Untuk memaksimalkan daya guna KPK di masa depan, beberapa langkah strategis perlu dipertimbangkan:

  1. Perlindungan Independensi: Independensi KPK harus dilindungi dari segala bentuk intervensi politik dan upaya pelemahan. Peran Dewan Pengawas perlu dievaluasi untuk memastikan tidak menghambat kinerja KPK dalam penindakan.
  2. Peningkatan Kapasitas Internal: KPK perlu terus meningkatkan kapasitas sumber daya manusia, baik penyidik, penuntut, maupun ahli forensik, agar mampu menghadapi modus korupsi yang semakin canggih. Pemanfaatan teknologi mutakhir harus menjadi prioritas.
  3. Fokus pada Pencegahan Sistemik: Selain penindakan, KPK perlu lebih mengintensifkan upaya pencegahan yang bersifat sistemik, dengan memberikan rekomendasi perbaikan regulasi dan tata kelola yang efektif serta memastikan implementasinya.
  4. Kolaborasi dan Sinergi: KPK harus memperkuat sinergi dengan lembaga penegak hukum lain (Kepolisian, Kejaksaan) dan kementerian/lembaga terkait. Pemberantasan korupsi adalah tugas bersama yang membutuhkan koordinasi yang solid.
  5. Pendidikan dan Partisipasi Publik: Edukasi antikorupsi harus terus digalakkan dan menjangkau seluruh lapisan masyarakat, dari usia dini hingga profesional. Partisipasi aktif masyarakat dalam pengawasan dan pelaporan harus terus didorong.
  6. Optimalisasi Pemulihan Aset: Upaya pemulihan aset hasil korupsi harus menjadi prioritas, tidak hanya untuk mengembalikan kerugian negara tetapi juga untuk menghilangkan insentif bagi pelaku korupsi.

Kesimpulan

KPK adalah sebuah anomali positif di tengah lanskap penegakan hukum di Indonesia, yang kehadirannya diinisiasi oleh desakan publik akan sebuah lembaga yang bersih dan berani memberantas korupsi.
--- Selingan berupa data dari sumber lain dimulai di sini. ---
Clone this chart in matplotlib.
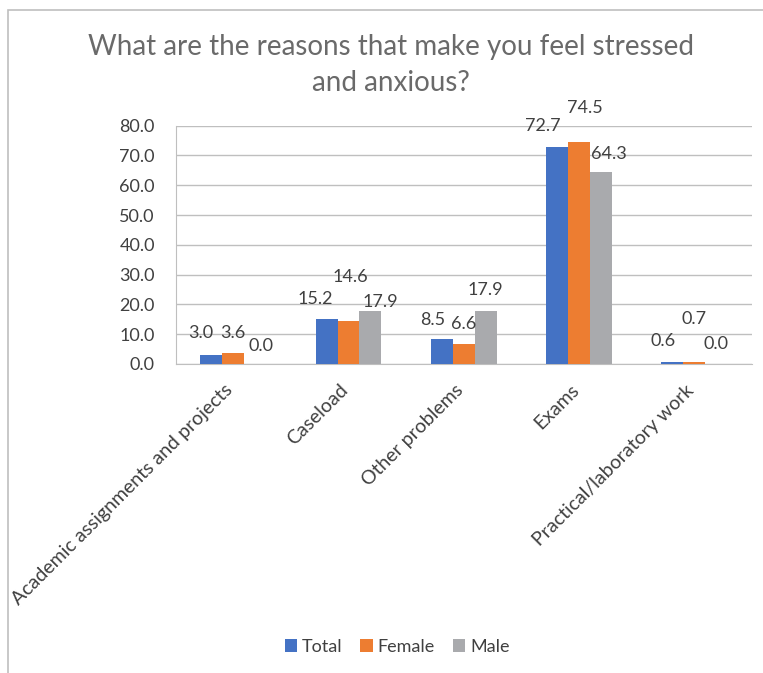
import numpy as np
import matplotlib
matplotlib.use("Agg")
import matplotlib.pyplot as plt
from matplotlib.patches import Rectangle
from matplotlib.transforms import ScaledTranslation

# Datos
categories = ['Academic assignments and projects', 'Caseload', 'Other problems',
              'Exams', 'Practical/laboratory work']
total = [3.0, 15.2, 8.5, 72.7, 0.6]
female = [3.6, 14.6, 6.6, 74.5, 0.7]
male = [0.0, 17.9, 17.9, 64.3, 0.0]

series_names = ['Total', 'Female', 'Male']
colors = ['#4472C4', '#ED7D31', '#A9AAAD']

# desplazamiento de las etiquetas (pixeles, dx, dy) respecto al extremo de cada barra
label_offsets = {
    'Total': [(-11, 22), (-11, 20), (-9, 19), (-14, 21), (-9, 21)],
    'Female': [(0, 20), (2, 44), (0, 20), (6, 34), (0, 43)],
    'Male': [(6, 18), (10, 9), (0, 21), (8, 18), (0, 20)],
}

plt.rcParams['font.family'] = ['Lato', 'DejaVu Sans']
text_color = '#6A6A6A'
label_color = '#404040'

fig = plt.figure(figsize=(7.63, 6.73), dpi=100)
px = 72 / fig.dpi

# marco del area del grafico
fig.patches.append(Rectangle((8 / 763, -0.1), 1.2, 1 - 10 / 673 + 0.1,
                             transform=fig.transFigure, fill=False,
                             edgecolor='#BFBFBF', linewidth=1.2))

ax = fig.add_axes([175.7 / 763, 1 - 364 / 673, 576 / 763, 238.3 / 673])

x = np.arange(len(categories))
width = 0.19
data = [total, female, male]

for i, (name, vals, col) in enumerate(zip(series_names, data, colors)):
    pos = x + (i - 1) * width
    ax.bar(pos, vals, width=width, color=col, label=name, zorder=3)
    for j, v in enumerate(vals):
        dx, dy = label_offsets[name][j]
        ax.annotate(f'{v:.1f}', xy=(pos[j], v), xytext=(dx * px, dy * px),
                    textcoords='offset points', ha='center', va='center',
                    fontsize=13, color=label_color, zorder=4)

ax.set_xlim(-0.5, len(categories) - 0.5)
ax.set_ylim(0, 80)
ax.set_yticks(np.arange(0, 81, 10))
ax.set_yticklabels([f'{t:.1f}' for t in np.arange(0, 81, 10)])
ax.yaxis.grid(True, color='#BFBFBF', linewidth=1.0, zorder=0)
ax.set_axisbelow(True)

for side in ['top', 'right']:
    ax.spines[side].set_visible(False)
ax.spines['left'].set_color('#BFBFBF')
ax.spines['bottom'].set_color('#BFBFBF')

ax.tick_params(axis='y', length=0, pad=15, labelsize=13, labelcolor=label_color)
ax.tick_params(axis='x', length=0, pad=4, labelsize=14, labelcolor=label_color)
ax.set_xticks(x)
ax.set_xticklabels(categories, rotation=45, ha='right', rotation_mode='anchor')
for lab in ax.get_xticklabels():
    lab.set_transform(lab.get_transform() + ScaledTranslation(-9 / 100, -12 / 100, fig.dpi_scale_trans))

fig.text(391 / 763, 1 - 47 / 673, 'What are the reasons that make you feel stressed',
         ha='center', va='center', fontsize=20, color=text_color)
fig.text(391 / 763, 1 - 83 / 673, 'and anxious?',
         ha='center', va='center', fontsize=20, color=text_color)

fig.legend(loc='center', bbox_to_anchor=(397 / 763, 1 - 647 / 673), ncol=3,
           frameon=False, fontsize=13, handlelength=0.7, handleheight=0.7,
           handletextpad=0.25, columnspacing=1.0, labelcolor=label_color)

fig.savefig('out.png', dpi=100)
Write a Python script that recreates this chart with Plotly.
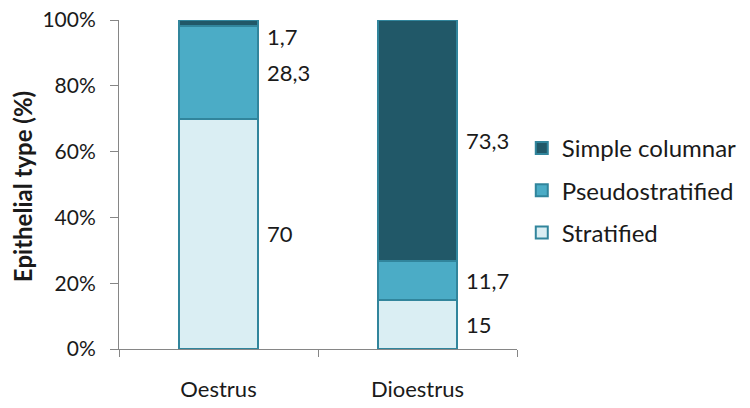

Dalam perjalanannya, KPK telah membuktikan daya gunanya melalui penindakan yang berani, upaya pencegahan yang sistemik, dan pendidikan yang masif, menciptakan efek jera dan meningkatkan kesadaran antikorupsi.

Meskipun menghadapi berbagai tantangan, termasuk upaya pelemahan yang sistematis, eksistensi dan kinerja KPK tetap krusial sebagai pilar utama dalam membangun tata kelola pemerintahan yang bersih dan berintegritas. Daya guna KPK tidak hanya terletak pada kemampuannya menangkap koruptor, tetapi juga pada perannya sebagai simbol perlawanan terhadap korupsi, pendorong reformasi sistemik, dan penjaga harapan publik.

Untuk mencapai Indonesia yang bersih dari korupsi, KPK tidak bisa bekerja sendiri. Dukungan politik yang kuat, partisipasi aktif masyarakat, dan sinergi antarlembaga adalah prasyarat mutlak. Dengan terus memperkuat independensi dan kapasitasnya, serta didukung oleh seluruh elemen bangsa, KPK akan terus menjadi instrumen vital dalam mewujudkan cita-cita Indonesia yang adil, makmur, dan bebas dari korupsi.